Au même moment, l’Union européenne n’est guère en meilleure posture, en dépit d’avancées réelles telles que la création annoncée d’un Fonds européen de défense ou la mise en œuvre de la « coopération structurée permanente » prévue dans le Traité de Lisbonne. Le départ de la Grande-Bretagne la prive de l’une de ses deux principales puissances sur le plan politique et militaire, la montée du populisme fait obstacle au consensus sur des sujets majeurs, voire sur des valeurs fondamentales, et la différence de perception entre les membres sur la hiérarchie des menaces a plutôt tendance à s’aggraver. Quant à l’initiative de défense européenne lancée en 2018 par Emmanuel Macron en vue de constituer un « noyau dur » dans le domaine de la défense, il est significatif qu’elle se situe en dehors du cadre institutionnel de l’Union comme de l’OTAN.

Dans un tel contexte et quels que soient par ailleurs les vrais succès de l’OTAN depuis 2014 en matière d’augmentation de l’effort de défense des Européens ou d’adaptation de sa posture militaire, le rétablissement de la cohésion au sein de l’OTAN et de l’Union européenne devient un enjeu vital pour la France. Du côté européen, alors que la dynamique franco-britannique est au moins momentanément affaiblie, la coopération avec l’Allemagne doit encore surmonter la différence des cultures stratégiques respectives ainsi que la difficulté d’aligner aussi bien les besoins militaires que les intérêts industriels, en particulier sur la question cruciale des exportations d’armement. Nous ne pouvons dans ce contexte nous résigner à l’affaiblissement de l’OTAN qui reste, pour nos partenaires européens, l’assurance suprême en matière de sécurité. Or, depuis son retour dans l’organisation militaire et comme le notait dès 2012 le rapport Védrine, notre pays n’a pas su en tirer tout le profit possible. En particulier, le nombre d’officiers français qui y sont affectés demeure inférieur au plafond qui nous est consenti et notre pays ne fait guère valoir par exemple le fait que nous déployons des moyens terrestres et aériens au profit des Etats baltes. De manière significative, le responsable de la dernière revue stratégique française, Arnaud Danjean, est venu en présenter les conclusions à l’Union européenne mais pas au Conseil atlantique. Or, un engagement plus méthodique et systématique nous aiderait à faire partager les préoccupations de sécurité auxquelles nous sommes plus sensibles que d’autres, à propos du Sahel notamment.
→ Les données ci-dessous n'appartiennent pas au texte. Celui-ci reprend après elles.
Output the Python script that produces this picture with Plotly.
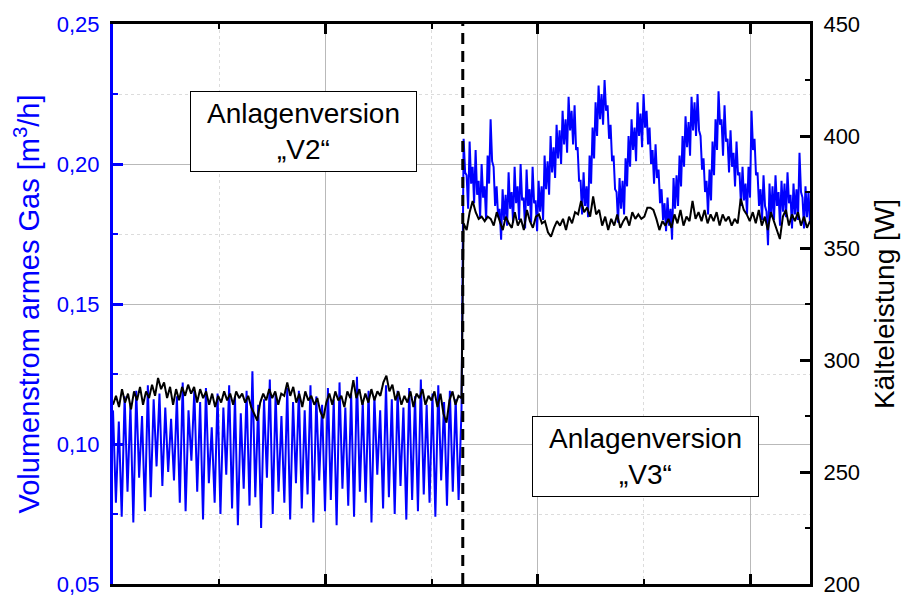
import numpy as np
import plotly.graph_objects as go

# ---------------- data ----------------
switch_time = 1.647          # change of plant version (x units, major tick = 1)
t_end = 3.282

# Volumenstrom armes Gas [m3/h], version V2
flow_v2 = [0.112, 0.079, 0.108, 0.074, 0.117, 0.083, 0.114, 0.072, 0.119, 0.088,
           0.110, 0.076, 0.121, 0.081, 0.116, 0.092, 0.118, 0.085, 0.113, 0.090,
           0.109, 0.087, 0.117, 0.079, 0.122, 0.076, 0.112, 0.094, 0.119, 0.083,
           0.115, 0.073, 0.120, 0.086, 0.106, 0.079, 0.118, 0.075, 0.113, 0.089,
           0.121, 0.077, 0.117, 0.071, 0.111, 0.084, 0.119, 0.078, 0.126, 0.081,
           0.114, 0.070, 0.116, 0.088, 0.123, 0.075, 0.118, 0.083, 0.110, 0.079,
           0.120, 0.073, 0.115, 0.086, 0.119, 0.077, 0.112, 0.082, 0.121, 0.072,
           0.117, 0.087, 0.114, 0.076, 0.120, 0.080, 0.116, 0.071, 0.122, 0.084,
           0.113, 0.078, 0.118, 0.074, 0.124, 0.083, 0.115, 0.079, 0.119, 0.072,
           0.117, 0.089, 0.112, 0.077, 0.121, 0.081, 0.116, 0.075, 0.119, 0.085,
           0.113, 0.073, 0.120, 0.080, 0.117, 0.076, 0.123, 0.082, 0.114, 0.079,
           0.118, 0.074, 0.121, 0.087, 0.115, 0.078, 0.119, 0.083, 0.116, 0.080,
           0.112]

# Volumenstrom armes Gas [m3/h], version V3
flow_v3 = [0.209, 0.197, 0.196, 0.184, 0.208, 0.193, 0.199, 0.186, 0.205, 0.189,
           0.194, 0.181, 0.200, 0.188, 0.192, 0.180, 0.203, 0.193, 0.216, 0.201,
           0.199, 0.185, 0.192, 0.181, 0.184, 0.173, 0.191, 0.180, 0.189, 0.178,
           0.197, 0.184, 0.190, 0.179, 0.199, 0.186, 0.192, 0.180, 0.200, 0.187,
           0.188, 0.177, 0.198, 0.185, 0.191, 0.179, 0.199, 0.186, 0.187, 0.176,
           0.194, 0.183, 0.192, 0.180, 0.203, 0.191, 0.201, 0.189, 0.210, 0.197,
           0.206, 0.195, 0.214, 0.202, 0.212, 0.200, 0.219, 0.207, 0.216, 0.204,
           0.224, 0.212, 0.219, 0.207, 0.221, 0.205, 0.206, 0.194, 0.194, 0.182,
           0.197, 0.185, 0.192, 0.181, 0.203, 0.193, 0.213, 0.202, 0.222, 0.210,
           0.228, 0.216, 0.225, 0.214, 0.230, 0.219, 0.221, 0.209, 0.214, 0.201,
           0.203, 0.191, 0.190, 0.179, 0.195, 0.184, 0.194, 0.182, 0.202, 0.192,
           0.210, 0.199, 0.216, 0.205, 0.213, 0.201, 0.222, 0.210, 0.218, 0.206,
           0.225, 0.213, 0.219, 0.207, 0.213, 0.200, 0.205, 0.193, 0.207, 0.195,
           0.198, 0.186, 0.191, 0.180, 0.186, 0.176, 0.188, 0.178, 0.184, 0.173,
           0.195, 0.184, 0.196, 0.185, 0.203, 0.192, 0.210, 0.199, 0.217, 0.206,
           0.215, 0.203, 0.224, 0.212, 0.222, 0.210, 0.225, 0.212, 0.210, 0.198,
           0.202, 0.190, 0.194, 0.182, 0.198, 0.187, 0.208, 0.196, 0.216, 0.205,
           0.226, 0.214, 0.216, 0.203, 0.221, 0.208, 0.209, 0.197, 0.212, 0.199,
           0.204, 0.192, 0.208, 0.196, 0.197, 0.185, 0.199, 0.187, 0.193, 0.182,
           0.199, 0.188, 0.219, 0.205, 0.209, 0.196, 0.197, 0.185, 0.191, 0.180,
           0.196, 0.185, 0.183, 0.171, 0.193, 0.181, 0.192, 0.180, 0.196, 0.185,
           0.190, 0.178, 0.194, 0.183, 0.193, 0.181, 0.197, 0.186, 0.189, 0.177,
           0.193, 0.182, 0.191, 0.180, 0.204, 0.190, 0.188, 0.177, 0.192, 0.181,
           0.190, 0.179]

# Kälteleistung [W], version V2
power_v2 = [280, 284, 279, 287, 281, 285, 278, 286, 282, 288,
            280, 286, 283, 289, 284, 292, 287, 290, 283, 288,
            280, 287, 282, 288, 284, 289, 285, 288, 281, 287,
            283, 286, 280, 285, 279, 284, 281, 286, 282, 285,
            280, 286, 283, 285, 281, 284, 279, 276, 273, 281,
            285, 282, 287, 283, 286, 280, 285, 284, 290, 284,
            288, 281, 285, 279, 286, 282, 284, 280, 283, 277,
            274, 281, 285, 280, 286, 282, 284, 279, 286, 283,
            291, 283, 287, 280, 285, 281, 287, 282, 286, 284,
            290, 293, 286, 289, 282, 286, 280, 284, 281, 286,
            279, 285, 283, 287, 280, 284, 282, 286, 279, 285,
            276, 272, 282, 286, 280, 284, 283]

# Kälteleistung [W], version V3
power_v3 = [361, 358, 366, 371, 366, 363, 364, 362, 364, 363,
            360, 366, 362, 358, 364, 361, 359, 366, 360, 363,
            358, 367, 362, 359, 364, 365, 361, 362, 357, 355,
            359, 362, 360, 363, 358, 364, 361, 366, 365, 371,
            366, 368, 364, 373, 365, 367, 360, 364, 358, 363,
            360, 365, 359, 362, 364, 360, 366, 363, 365, 363,
            364, 368, 368, 367, 363, 358, 362, 360, 363, 359,
            365, 361, 367, 360, 364, 362, 371, 363, 366, 362,
            367, 361, 365, 362, 366, 360, 365, 362, 364, 360,
            363, 361, 372, 367, 365, 362, 366, 361, 367, 360,
            364, 358, 366, 362, 359, 354, 364, 367, 360, 365,
            362, 366, 360, 364, 359, 362]

left_title = "Volumenstrom armes Gas [m<sup>3</sup>/h]"
right_title = "Kälteleistung [W]"
label_v2 = "Anlagenversion<br>\u201eV2\u201c"
label_v3 = "Anlagenversion<br>\u201eV3\u201c"

# ---------------- build ----------------
t_v2 = np.linspace(0.0, switch_time - 0.006, len(flow_v2))
t_v3 = np.linspace(switch_time + 0.004, t_end, len(flow_v3))
t_p2 = np.linspace(0.0, switch_time - 0.006, len(power_v2))
t_p3 = np.linspace(switch_time + 0.004, t_end, len(power_v3))

t_flow = np.concatenate([t_v2, t_v3])
flow = flow_v2 + flow_v3
t_pow = np.concatenate([t_p2, t_p3])
power = power_v2 + power_v3

BLUE = "#0000ff"
FONT = "Liberation Sans, Arial, sans-serif"

fig = go.Figure()
fig.add_trace(go.Scatter(x=t_flow, y=flow, mode="lines",
                         line=dict(color=BLUE, width=2.0), yaxis="y"))
fig.add_trace(go.Scatter(x=t_pow, y=power, mode="lines",
                         line=dict(color="black", width=2.0), yaxis="y2"))

fig.add_shape(type="line", xref="x", yref="paper",
              x0=switch_time, x1=switch_time, y0=0, y1=1,
              line=dict(color="black", width=3, dash="11px,7px"))

fig.update_layout(
    width=901, height=595,
    margin=dict(l=113, r=91, t=24, b=11, autoexpand=False),
    plot_bgcolor="white", paper_bgcolor="white",
    showlegend=False,
    separators=",.",
    font=dict(family=FONT, color="black"),
    xaxis=dict(range=[0, t_end], showticklabels=False, automargin=False,
               tick0=0, dtick=1, ticks="inside", ticklen=10, tickwidth=2.5,
               tickcolor="black",
               showgrid=True, gridcolor="#b9b9b9", gridwidth=1,
               showline=True, linecolor="black", linewidth=3, mirror="ticks",
               zeroline=False,
               minor=dict(dtick=0.5, ticks="inside", ticklen=5, tickwidth=2,
                          tickcolor="black", showgrid=True,
                          gridcolor="#dcdcdc", griddash="dot", gridwidth=1)),
    yaxis=dict(range=[0.05, 0.25], tick0=0.05, dtick=0.05, tickformat=".2f",
               automargin=False, ticklabeloverflow="allow",
               ticks="inside", ticklen=10, tickwidth=3, tickcolor=BLUE,
               tickfont=dict(size=22, color=BLUE, family=FONT),
               ticklabelstandoff=6,
               title=dict(text=left_title, font=dict(size=29, color=BLUE, family=FONT),
                          standoff=9),
               showgrid=True, gridcolor="#b9b9b9", gridwidth=1,
               showline=True, linecolor=BLUE, linewidth=3,
               zeroline=False,
               minor=dict(dtick=0.025, ticks="inside", ticklen=5, tickwidth=2,
                          tickcolor=BLUE, showgrid=True,
                          gridcolor="#dcdcdc", griddash="dot", gridwidth=1)),
    yaxis2=dict(range=[200, 450], tick0=200, dtick=50, overlaying="y", side="right",
                automargin=False, ticklabeloverflow="allow",
                ticks="inside", ticklen=10, tickwidth=3, tickcolor="black",
                tickfont=dict(size=22, color="black", family=FONT),
                ticklabelstandoff=6,
                title=dict(text=right_title, font=dict(size=28, color="black", family=FONT),
                           standoff=16),
                showgrid=False, showline=True, linecolor="black", linewidth=3,
                zeroline=False,
                minor=dict(dtick=25, ticks="inside", ticklen=5, tickwidth=2,
                           tickcolor="black")),
)

for txt, xp, yp in [(label_v2, 0.2733, 0.808), (label_v3, 0.7647, 0.2277)]:
    fig.add_annotation(text=txt, xref="paper", yref="paper", x=xp, y=yp,
                       xanchor="center", yanchor="middle", showarrow=False,
                       font=dict(size=28, color="black", family=FONT),
                       bgcolor="white", bordercolor="black", borderwidth=1,
                       borderpad=0, width=225, height=79, align="center")

fig.write_html("out.html",
               config={"displayModeBar": False},
               post_script="document.body.style.margin='0px';"
                           "document.body.style.overflow='hidden';")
Il subsiste dans notre classe politique et notre appareil d’Etat des réflexes hérités du passé qui donnent parfois à penser que la France ne se sent toujours pas totalement partie de l’Alliance, bien que celle-ci se soit profondément transformée depuis la fin de la guerre froide et que nous participions pleinement à son processus de décision. Alors que nos partenaires européens voient toujours en l’OTAN, la pierre angulaire de leur sécurité, un engagement plus visible serait sans doute indispensable au succès de nos ambitions européennes.  C’est d’autant plus nécessaire qu’à la suite du puissant signal d’alarme lancé par le président français, l’Alliance atlantique a décidé en décembre 2019 de lancer une « réflexion prospective visant à renforcer la dimension politique de l’OTAN, y compris la consultation ». Pour ceux qui suivent depuis des décennies la politique de notre pays à l’égard de l’OTAN, c’est une ironie de l’Histoire que l’aspiration à un tel renforcement de la « dimension politique » de l’Alliance résulte d’une initiative française, mais l’occasion doit absolument être saisie. Elle ne pourra que renforcer la capacité des Européens à parler d’une seule voix et penser les termes d’un nouveau lien transatlantique. L’heure est désormais à l’écoute mutuelle et à la persuasion discrète en vue de rétablir une cohésion singulièrement mise à mal.